The future of banking services

The future of everyday banking services is digital with new financial technologies, collectively known as fintech, already transforming the way UK banks and their customers do business

The UK currently offers one of the best environments for developing fintech for retail and wholesale use, while also benefiting from one of the strongest regulatory frameworks in the world.

As an industry, UK banking is now well placed to leverage this model and lead initiatives towards what we believe to be the ultimate goal of global harmonisation of regulation that evolves alongside technological developments, encouraging further innovation, while still ensuring the protection of business objectives and customers.

For this goal to be achieved, it’s critical that regulation is able to keep pace with these fast-changing technologies. Great regulation, however, only exists by design, so a collaborative approach by policymakers, regulators and the banking industry will be necessary to support a seamless evolution of banking services.

So what could a future banking landscape look like? One of the buzzwords in the digital space is blockchain and its potential to be a disrupter. Looking beyond the hype, many in “traditional” banks are not threatened by the growth in this technology, but excited at its potential.

Blockchain, based on distributed ledger technology (DLT), the system behind bitcoin, could dramatically speed up the process of securing trade finance, for example. It allows information about people and transactions to be shared securely across a wide range of counterparties, with real-time updates that could make it quicker and simpler to exchange assets without the need for centralised bodies to check and verify the paperwork. Technology replaces paper, saving time and money, while improving accuracy.

Another potential benefit from the use of blockchain is enhanced cyber security. While the security of DLTs has not yet been subject to significant, broad-based testing in the financial services industry, the benefit of distributing data across a network of connected servers, as opposed to a centralised entity, arguably makes a cyber-security breach both less likely and less effective, primarily as there is no single point of attack.

Great regulation only exists by design, so a collaborative approach by policymakers, regulators and the banking industry will be necessary

As we prepare to leave the European Union, government and businesses are firmly focused on building strong global trade links. Technology such as blockchain could be an essential component of these relationships as it enables improved trade processes and outcomes.

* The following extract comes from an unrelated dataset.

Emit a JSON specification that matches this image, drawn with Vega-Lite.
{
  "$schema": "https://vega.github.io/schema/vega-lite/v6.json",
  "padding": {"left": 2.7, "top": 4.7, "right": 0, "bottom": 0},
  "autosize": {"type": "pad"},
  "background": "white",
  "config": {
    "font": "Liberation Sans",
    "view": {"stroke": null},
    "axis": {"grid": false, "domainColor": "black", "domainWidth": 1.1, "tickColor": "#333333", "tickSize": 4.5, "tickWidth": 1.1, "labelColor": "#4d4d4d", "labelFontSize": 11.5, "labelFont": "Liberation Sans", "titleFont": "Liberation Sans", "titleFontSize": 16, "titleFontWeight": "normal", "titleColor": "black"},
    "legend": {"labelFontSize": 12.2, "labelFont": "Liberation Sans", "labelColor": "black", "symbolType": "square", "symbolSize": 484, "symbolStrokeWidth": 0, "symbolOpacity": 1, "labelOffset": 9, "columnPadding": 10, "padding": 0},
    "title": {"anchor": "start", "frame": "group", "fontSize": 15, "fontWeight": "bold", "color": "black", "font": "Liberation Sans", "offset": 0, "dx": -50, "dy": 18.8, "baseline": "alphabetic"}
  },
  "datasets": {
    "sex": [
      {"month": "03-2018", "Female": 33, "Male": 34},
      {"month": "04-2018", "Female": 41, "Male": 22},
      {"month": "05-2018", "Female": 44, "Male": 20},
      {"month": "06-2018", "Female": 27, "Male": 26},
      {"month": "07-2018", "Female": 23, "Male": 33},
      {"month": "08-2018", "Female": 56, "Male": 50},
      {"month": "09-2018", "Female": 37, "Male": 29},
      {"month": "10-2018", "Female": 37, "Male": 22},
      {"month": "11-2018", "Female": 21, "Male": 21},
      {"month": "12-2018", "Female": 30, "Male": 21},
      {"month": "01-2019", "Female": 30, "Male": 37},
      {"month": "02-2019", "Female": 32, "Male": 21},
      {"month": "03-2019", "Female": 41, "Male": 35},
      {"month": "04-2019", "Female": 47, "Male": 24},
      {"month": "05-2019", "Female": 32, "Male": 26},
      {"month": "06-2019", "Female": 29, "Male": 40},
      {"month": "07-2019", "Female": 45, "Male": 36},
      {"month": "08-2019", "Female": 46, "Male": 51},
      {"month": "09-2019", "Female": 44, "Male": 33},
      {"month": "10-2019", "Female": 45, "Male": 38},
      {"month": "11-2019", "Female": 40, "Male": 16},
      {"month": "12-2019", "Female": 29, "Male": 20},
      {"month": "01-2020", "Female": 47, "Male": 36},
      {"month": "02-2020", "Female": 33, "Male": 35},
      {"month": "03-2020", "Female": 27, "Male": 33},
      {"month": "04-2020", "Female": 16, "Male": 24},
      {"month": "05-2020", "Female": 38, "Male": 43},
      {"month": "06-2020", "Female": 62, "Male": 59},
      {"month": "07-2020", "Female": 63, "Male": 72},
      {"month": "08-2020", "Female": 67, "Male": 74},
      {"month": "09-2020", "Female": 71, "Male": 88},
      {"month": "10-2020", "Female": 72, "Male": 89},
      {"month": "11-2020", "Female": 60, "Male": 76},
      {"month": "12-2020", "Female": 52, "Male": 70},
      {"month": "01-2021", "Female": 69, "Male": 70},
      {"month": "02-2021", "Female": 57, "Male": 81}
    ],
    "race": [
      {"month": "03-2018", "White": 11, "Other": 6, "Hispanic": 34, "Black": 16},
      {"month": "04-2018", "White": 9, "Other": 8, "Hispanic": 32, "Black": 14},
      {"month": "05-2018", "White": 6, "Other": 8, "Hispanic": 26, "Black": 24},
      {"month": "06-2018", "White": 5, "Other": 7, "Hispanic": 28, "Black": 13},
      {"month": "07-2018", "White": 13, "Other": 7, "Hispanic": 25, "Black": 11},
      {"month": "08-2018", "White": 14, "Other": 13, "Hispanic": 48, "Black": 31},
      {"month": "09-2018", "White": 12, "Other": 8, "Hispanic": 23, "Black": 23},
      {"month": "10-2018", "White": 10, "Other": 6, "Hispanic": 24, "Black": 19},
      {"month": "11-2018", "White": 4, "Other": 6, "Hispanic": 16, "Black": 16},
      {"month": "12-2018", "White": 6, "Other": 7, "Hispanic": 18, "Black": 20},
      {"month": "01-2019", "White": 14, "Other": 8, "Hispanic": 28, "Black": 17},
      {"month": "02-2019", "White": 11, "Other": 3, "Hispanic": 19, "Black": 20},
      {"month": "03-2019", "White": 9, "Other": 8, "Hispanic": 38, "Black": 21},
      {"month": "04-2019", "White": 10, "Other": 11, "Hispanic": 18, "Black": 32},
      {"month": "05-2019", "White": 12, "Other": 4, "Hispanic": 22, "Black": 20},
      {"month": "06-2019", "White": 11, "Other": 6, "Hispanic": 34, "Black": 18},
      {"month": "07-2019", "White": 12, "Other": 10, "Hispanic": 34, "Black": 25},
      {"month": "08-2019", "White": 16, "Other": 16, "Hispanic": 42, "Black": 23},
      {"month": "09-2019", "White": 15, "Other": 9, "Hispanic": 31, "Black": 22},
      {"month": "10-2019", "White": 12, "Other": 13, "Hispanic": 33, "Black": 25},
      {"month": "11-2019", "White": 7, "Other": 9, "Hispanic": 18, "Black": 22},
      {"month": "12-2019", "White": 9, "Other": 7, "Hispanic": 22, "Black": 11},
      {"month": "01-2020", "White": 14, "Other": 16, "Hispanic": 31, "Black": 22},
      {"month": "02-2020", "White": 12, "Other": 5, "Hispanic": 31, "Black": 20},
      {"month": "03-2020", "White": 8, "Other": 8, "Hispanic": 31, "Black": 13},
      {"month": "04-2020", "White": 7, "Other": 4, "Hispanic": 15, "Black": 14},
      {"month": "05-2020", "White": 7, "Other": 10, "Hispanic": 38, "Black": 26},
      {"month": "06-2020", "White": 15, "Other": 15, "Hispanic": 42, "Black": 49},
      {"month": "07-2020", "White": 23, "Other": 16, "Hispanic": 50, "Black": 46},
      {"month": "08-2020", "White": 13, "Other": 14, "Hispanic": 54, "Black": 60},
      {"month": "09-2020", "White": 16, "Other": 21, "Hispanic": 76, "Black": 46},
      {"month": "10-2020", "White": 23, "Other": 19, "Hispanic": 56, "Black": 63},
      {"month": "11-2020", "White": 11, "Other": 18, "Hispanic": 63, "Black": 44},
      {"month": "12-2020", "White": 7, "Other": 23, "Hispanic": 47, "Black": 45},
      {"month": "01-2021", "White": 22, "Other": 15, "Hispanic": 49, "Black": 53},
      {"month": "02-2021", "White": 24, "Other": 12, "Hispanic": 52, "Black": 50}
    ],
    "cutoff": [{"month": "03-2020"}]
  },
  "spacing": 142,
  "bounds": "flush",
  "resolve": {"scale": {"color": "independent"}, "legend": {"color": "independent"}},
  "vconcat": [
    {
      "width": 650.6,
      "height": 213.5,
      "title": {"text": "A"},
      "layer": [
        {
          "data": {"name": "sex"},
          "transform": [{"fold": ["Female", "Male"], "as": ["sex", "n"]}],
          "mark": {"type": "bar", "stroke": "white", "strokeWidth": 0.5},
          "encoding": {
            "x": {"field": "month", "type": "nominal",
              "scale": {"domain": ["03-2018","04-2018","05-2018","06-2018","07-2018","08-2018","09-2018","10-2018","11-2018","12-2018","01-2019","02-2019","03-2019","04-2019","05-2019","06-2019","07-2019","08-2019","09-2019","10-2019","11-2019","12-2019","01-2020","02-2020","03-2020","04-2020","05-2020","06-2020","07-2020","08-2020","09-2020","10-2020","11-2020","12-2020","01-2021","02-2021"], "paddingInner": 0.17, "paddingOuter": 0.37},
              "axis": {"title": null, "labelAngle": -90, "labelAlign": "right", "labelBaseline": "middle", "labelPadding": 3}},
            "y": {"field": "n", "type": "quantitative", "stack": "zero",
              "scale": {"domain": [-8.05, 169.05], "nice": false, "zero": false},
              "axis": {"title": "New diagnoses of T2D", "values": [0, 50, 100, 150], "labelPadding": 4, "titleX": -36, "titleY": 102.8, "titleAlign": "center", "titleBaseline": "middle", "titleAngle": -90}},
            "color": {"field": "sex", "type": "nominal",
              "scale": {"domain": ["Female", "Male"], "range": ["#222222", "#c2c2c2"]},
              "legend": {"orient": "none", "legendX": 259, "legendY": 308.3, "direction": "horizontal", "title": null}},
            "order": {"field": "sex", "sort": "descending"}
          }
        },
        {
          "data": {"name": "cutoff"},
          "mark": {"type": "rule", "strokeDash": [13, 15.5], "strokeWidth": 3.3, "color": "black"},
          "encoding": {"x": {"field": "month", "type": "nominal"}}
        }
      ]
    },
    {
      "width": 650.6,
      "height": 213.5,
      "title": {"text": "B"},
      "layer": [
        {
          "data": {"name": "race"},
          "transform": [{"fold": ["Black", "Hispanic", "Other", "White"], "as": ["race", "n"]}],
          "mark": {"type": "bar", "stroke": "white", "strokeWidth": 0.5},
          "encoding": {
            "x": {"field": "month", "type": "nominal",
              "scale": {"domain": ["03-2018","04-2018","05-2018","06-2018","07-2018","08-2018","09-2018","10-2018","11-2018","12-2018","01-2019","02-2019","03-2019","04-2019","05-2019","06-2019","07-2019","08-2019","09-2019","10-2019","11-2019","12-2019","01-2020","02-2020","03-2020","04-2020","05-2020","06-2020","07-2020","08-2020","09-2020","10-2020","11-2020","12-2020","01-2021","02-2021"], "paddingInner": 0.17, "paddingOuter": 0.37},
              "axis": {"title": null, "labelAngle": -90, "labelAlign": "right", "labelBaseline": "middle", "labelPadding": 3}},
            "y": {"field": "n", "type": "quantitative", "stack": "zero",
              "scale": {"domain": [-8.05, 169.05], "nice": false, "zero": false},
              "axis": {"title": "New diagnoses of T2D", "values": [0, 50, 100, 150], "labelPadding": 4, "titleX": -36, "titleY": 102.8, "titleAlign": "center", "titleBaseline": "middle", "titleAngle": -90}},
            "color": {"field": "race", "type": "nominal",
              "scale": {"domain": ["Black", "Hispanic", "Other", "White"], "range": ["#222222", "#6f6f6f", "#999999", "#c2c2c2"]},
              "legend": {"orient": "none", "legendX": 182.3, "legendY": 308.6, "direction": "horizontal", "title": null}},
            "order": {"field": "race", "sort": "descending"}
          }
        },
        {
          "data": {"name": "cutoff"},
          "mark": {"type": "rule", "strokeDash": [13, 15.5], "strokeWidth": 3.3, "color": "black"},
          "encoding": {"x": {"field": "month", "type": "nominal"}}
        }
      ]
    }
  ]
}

The industry is not working alone in developing these products. The UK’s banking conduct regulator, the Financial Conduct Authority, already offers banks and technology companies an opportunity to test new ideas through its regulatory sandbox, a model that has been emulated from Singapore to Sydney. Closer to home, the Bank of England has a similar initiative in the form of its Fintech Accelerator programme.

Traditionally, we’ve adopted a “wait and legislate” model, with rules drafted following the development of new technologies and products. But now we need an agile model, one that evolves alongside the technology and works towards a more harmonised international regulatory framework, including regulatory support for globally accepted standards, demonstrating best practice and regulatory compliance for emerging technologies.

For example, existing public blockchain networks can be seen operating across many jurisdictions, as the technology is not limited by geographic boundaries or enforcement jurisdictions by a single legal and regulatory regime. To provide an effective regulatory framework in response to DLT developments, that framework should be based on harmonised international standards rather than local or regional requirements.

The jurisdiction that best allows its companies to export their services by harmonising its regulatory approach will have an advantage over others. UK regulators should, therefore, now look to ensure their regimes do not present undue hurdles to companies trying to employ technologies such as cloud computing or DLT. Success here will benefit large and small firms alike.

The banking sector’s single biggest ask is for early clarity and collaboration with policymakers, regulators and supervisors to develop standards that keep pace with the way technology is developed and used, while maintaining an even regulatory landscape and consumer confidence.